La lutte du prolétariat contre le capitalisme
n'est possible, à partir de maintenant, que comme lutte contre l'impérialisme ;
en effet, le capitalisme moderne ne connaît pas d'autre politique que la
politique impérialiste. La lutte de classe, la lutte pour le socialisme, prend
à présent la forme de la lutte contre l'impérialisme. Mais, en tant que telle,
elle acquiert un caractère nouveau, et même prometteur. De nouvelles
perspectives de victoire apparaissent ; oui, on peut affirmer tranquillement
que seul l'impérialisme crée les conditions pour une victoire du prolétariat,
pour la réalisation du socialisme.
En
premier lieu, l'impérialisme rend la lutte de classe plus intense et plus
générale. L'impérialisme éveille toutes les forces qui sommeillent dans le
monde bourgeois, il donne à la bourgeoisie une forte énergie et un grand
enthousiasme pour ses idéaux de grande puissance, et cela entraîne de grandes
masses. Cela signifie tout d'abord, il est vrai, un effondrement du mouvement
ouvrier, tant que les ouvriers restent immobilisés dans leurs vieilles
traditions et ne se sont pas élevés au niveau des exigences de leur époque. Mais
l'espérance du socialisme ne réside pas dans l'incapacité ou le manque de
vigueur de la bourgeoisie mais dans la capacité et la force du prolétariat.
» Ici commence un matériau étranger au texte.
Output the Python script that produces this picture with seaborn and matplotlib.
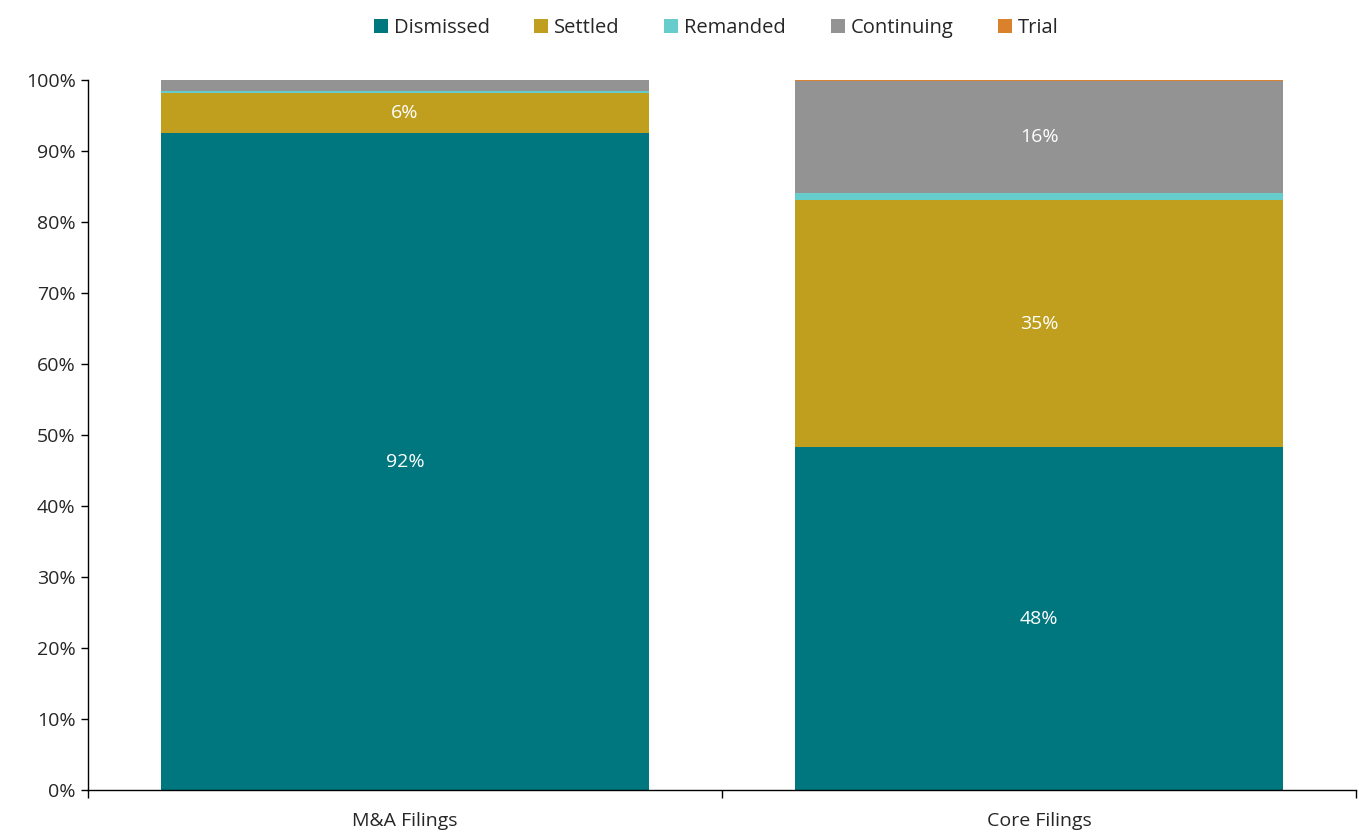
import numpy as np
import pandas as pd
import matplotlib.pyplot as plt
import seaborn as sns

categories = ["M&A Filings", "Core Filings"]
outcomes = ["Dismissed", "Settled", "Remanded", "Continuing", "Trial"]
dismissed = [92.5, 48.3]
settled = [5.7, 34.8]
remanded = [0.2, 1.0]
continuing = [1.6, 15.7]
trial = [0.0, 0.2]
colors = ["#00767E", "#C09F1F", "#66CCCC", "#939393", "#D9822B"]

sns.set_style("white")
plt.rcParams["font.family"] = ["Open Sans", "DejaVu Sans"]

df = pd.DataFrame({"Dismissed": dismissed, "Settled": settled, "Remanded": remanded,
                   "Continuing": continuing, "Trial": trial}, index=categories)

fig = plt.figure(figsize=(13.59, 8.33), dpi=100)
ax = fig.add_axes([0.0648, 0.0516, 0.9330, 0.8524])

bottom = np.zeros(len(categories))
for name, col in zip(outcomes, colors):
    vals = df[name].values
    sns.barplot(x=categories, y=vals, bottom=bottom, color=col, width=0.77,
                saturation=1, label=name, ax=ax, edgecolor="none", linewidth=0)
    for i, v in enumerate(vals):
        if v >= 5:
            ax.text(i, bottom[i] + v / 2, f"{v:.0f}%", ha="center", va="center",
                    color="white", fontsize=14)
    bottom += vals

ax.set_ylim(0, 100)
ax.set_xlim(-0.5, 1.5)
ax.set_yticks(range(0, 101, 10))
ax.set_yticklabels([f"{t}%" for t in range(0, 101, 10)], fontsize=14)
ax.set_xticks([-0.5, 0.5, 1.5])
ax.set_xticklabels([])
ax.set_xticks([0, 1], minor=True)
ax.set_xticklabels(categories, minor=True, fontsize=14)
ax.tick_params(axis="x", which="major", bottom=True, length=6, width=1,
               color="black", direction="out")
ax.tick_params(axis="x", which="minor", bottom=True, length=0, pad=16)
ax.tick_params(axis="y", left=True, length=5, width=1, color="black",
               direction="out", pad=4)
ax.set_xlabel("")
ax.set_ylabel("")
for s in ["top", "right"]:
    ax.spines[s].set_visible(False)
for s in ["left", "bottom"]:
    ax.spines[s].set_color("black")
    ax.spines[s].set_linewidth(1)

if ax.get_legend() is not None:
    ax.get_legend().remove()
handles, labels = ax.get_legend_handles_labels()
fig.legend(handles, labels, loc="upper center", bbox_to_anchor=(0.527, 1.0), ncol=5,
           frameon=False, fontsize=14.5, handlelength=0.7, handleheight=0.7,
           handletextpad=0.3, columnspacing=2.2)

fig.savefig("out.png", dpi=100)
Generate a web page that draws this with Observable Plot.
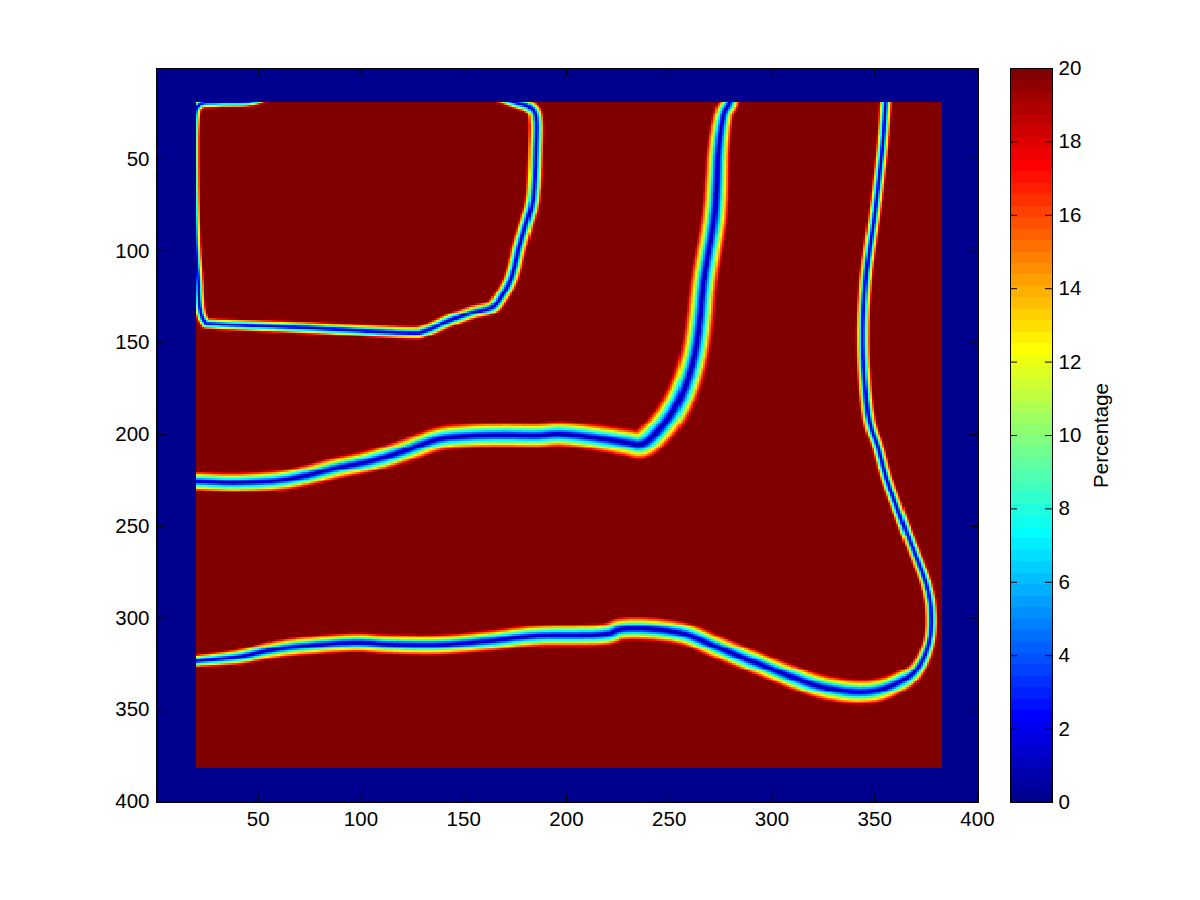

L'action appelle la réaction : de la pression et de l'énergie venant d'en haut
suscitent finalement de l'exaspération, de la détermination dans la lutte et de
l'énergie de la part en bas. Dans l'ancien capitalisme, c'était le désir
d'améliorer les choses qui constituait la force motrice de la lutte ; mais des
millions de gens survivaient dans un état inerte de satisfaction ; le désir de
réformes ne pouvait pas les pousser jusqu'à un degré d'énergie suffisant.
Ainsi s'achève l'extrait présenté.